The callbacks have an upper time-limit -- once the time-limit has reached the browser has two options: a. bail and discard the tab (and tear down the page) - since freezing has failed and the page could be in an inconsistent state. b. "pause execution" -- i.e. suspend JS without tearing down the page. There are tradeoffs and we are currently investigating option b.) with option a.) as the fallback.

Comment by @spanicker Mar 15, 2018 (See Github)

I have addressed the nits and updated the explainer. Thank you for the detailed review!

Comment by @travisleithead Apr 6, 2018 (See Github)

I would like to follow-up on whether I have any more feedback on the diagram (as requested above). Will try to gather that for an upcoming meeting.

Comment by @spanicker Apr 6, 2018 (See Github)

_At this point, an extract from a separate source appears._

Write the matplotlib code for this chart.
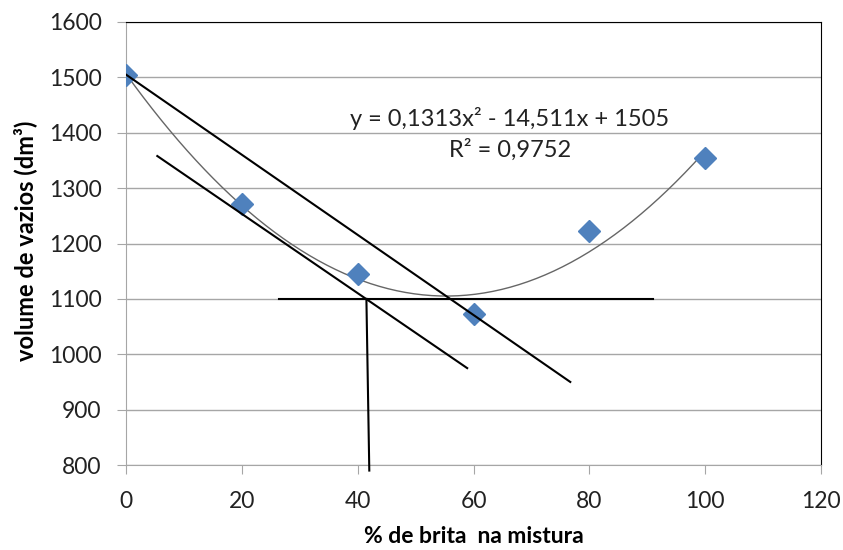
import numpy as np
import matplotlib
matplotlib.use('Agg')
import matplotlib.pyplot as plt

plt.rcParams['font.family'] = ['Lato', 'DejaVu Sans']

# ensaio: % de brita x volume de vazios
brita = [0, 20, 40, 60, 80, 100]
vazios = [1505, 1272, 1145, 1072, 1222, 1355]

# retas auxiliares desenhadas a mao sobre o grafico
reta1_x = [0, 76.7]
reta1_y = [1505, 950]
reta2_x = [5.4, 58.9]
reta2_y = [1358, 975]
horiz_x = [26.4, 91.0]
horiz_y = [1100, 1100]
vert_x = [41.5, 42.0]
vert_y = [1100, 790]

eq_txt = 'y = 0,1313x² - 14,511x + 1505'
r2_txt = 'R² = 0,9752'

fig = plt.figure(figsize=(8.43, 5.50), dpi=100)
ax = fig.add_axes([0.1495, 0.1545, 0.8245, 0.8055])

grid_c = '#a6a6a6'
ax.set_xlim(0, 120)
ax.set_ylim(800, 1600)
ax.set_xticks(range(0, 121, 20))
ax.set_yticks(range(800, 1601, 100))
ax.grid(axis='y', color=grid_c, lw=1)
ax.set_axisbelow(True)

for s in ['left', 'bottom']:
    ax.spines[s].set_color(grid_c)
for s in ['top', 'right']:
    ax.spines[s].set_color('black')
ax.tick_params(direction='out', length=6.5, color=grid_c, labelsize=16.5,
               labelcolor='#222222')
ax.tick_params(axis='x', pad=12)
ax.tick_params(axis='y', pad=11)

# linha de tendencia polinomial (ordem 2)
coef = np.polyfit(brita, vazios, 2)
xx = np.linspace(0, 100, 200)
ax.plot(xx, np.polyval(coef, xx), color='#666666', lw=1, zorder=3)

ax.plot(brita, vazios, 'D', color='#4f81bd', markersize=11, zorder=4)

for lx, ly in [(reta1_x, reta1_y), (reta2_x, reta2_y), (horiz_x, horiz_y)]:
    ax.plot(lx, ly, color='black', lw=1.5, zorder=5)
ax.plot(vert_x, vert_y, color='black', lw=1.5, zorder=5, clip_on=False)

ax.text(66.3, 1425, eq_txt, ha='center', va='center', fontsize=17, color='#222222')
ax.text(66.3, 1369, r2_txt, ha='center', va='center', fontsize=17, color='#222222')

ax.set_xlabel('% de brita  na mistura', fontsize=16.5, fontweight='bold')
ax.set_ylabel('volume de vazios (dm³)', fontsize=17, fontweight='bold')
ax.xaxis.set_label_coords(0.5, -0.138)
ax.yaxis.set_label_coords(-0.128, 0.506)

fig.savefig('out.png', dpi=100)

An update here: we have an initial version of the spec, and will add it to the explainer soon. Would be useful to get feedback from upcoming TAG meeting if possible, thanks!

Comment by @spanicker Apr 9, 2018 (See Github)

Here's a link to the initial draft of the spec: https://docs.google.com/document/d/1jEaYK7w-jbwdP31RR1egznxoh6c_1mtPJX6c-EUKaY8/edit# Feedback is very appreciated!

I will update this thread when the spec is moved to the github repo.

Comment by @spanicker Apr 12, 2018 (See Github)

I updated the diagrams in the repo to help address the confusion around frozen and bfcache. Feedback is very welcome, thanks!

Comment by @travisleithead Apr 17, 2018 (See Github)

The updated diagrams work for me! (It looks like events may fire on either side of the Frozen state, so that while in the Frozen state, nothing happens, but transitions into and out of that state are naturally not Frozen, so events can fire. That's my new understanding anyway.) Thanks for the clarifications!

Comment by @travisleithead Apr 17, 2018 (See Github)

This initial review looks great! We'll close this issue for now, but would love to be asked to review again once the official spec is more baked and ready.

We did note a concern about seeing a spec draft in Google docs ;-) But it looks like the Bikeshed-edition is underway (https://github.com/WICG/web-lifecycle/blob/master/web-lifecycle.bs).

Thanks for flying TAG; hope to see you again soon!